No physical evidence supported any of the many conspiracy theories surrounding Epstein’s death, Horowitz concluded, and none of the video captured from the cameras that were recording showed any indication of anyone else in the cell. Investigators probed for possible money changing hands involving guards but found no evidence of that, either.

The workers assigned to guard Epstein were sleeping and shopping online instead of checking on him every 30 minutes as required, prosecutors said.

Nova Noel and Michael Thomas admitted lying on prison records to make it seem as though they had made the checks but avoided prison time under a deal with prosecutors. They left the Bureau of Prisons in April 2022, agency spokesperson Benjamin O’Cone said.

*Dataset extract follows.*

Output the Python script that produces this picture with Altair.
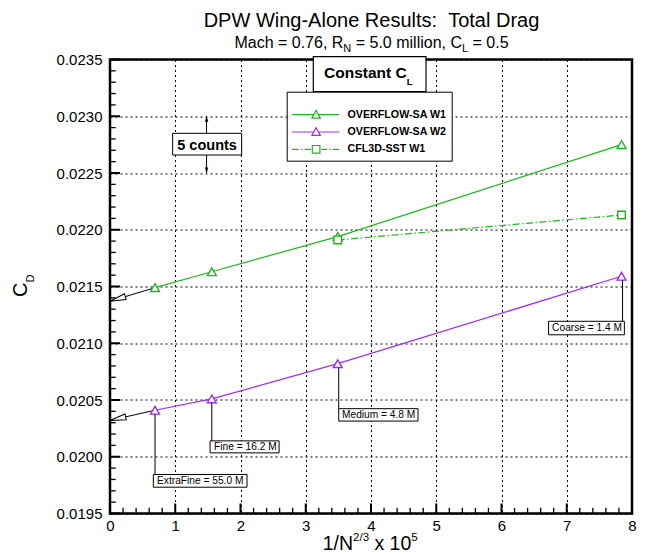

It’s the second time in six months that Horowitz has blamed a high-profile inmate’s death on the Bureau of Prisons’ failings. In December, the inspector general found that management failures, flawed policies and widespread incompetence were factors in notorious gangster James “Whitey” Bulger’s 2018 beating death at a troubled West Virginia prison.

The AP obtained more than 4,000 pages of documents related to Epstein’s death from the federal Bureau of Prisons under the Freedom of Information Act. The documents, including a reconstruction of events leading to Epstein’s suicide, internal reports, emails, memos and other records, underscored how short staffing and corner-cutting contributed to Epstein’s death.

Epstein spent 36 days at the now-shuttered Metropolitan Correctional Center. Two weeks before his death, he was placed on suicide watch for 31 hours after what jail officials said was a suicide attempt that left his neck bruised and scraped.

The workers tasked with guarding Epstein the night he died were working overtime. One of them, not normally assigned to guard prisoners, was working a fifth straight day of overtime. The other was working mandatory overtime, which meant a second eight-hour shift in one day.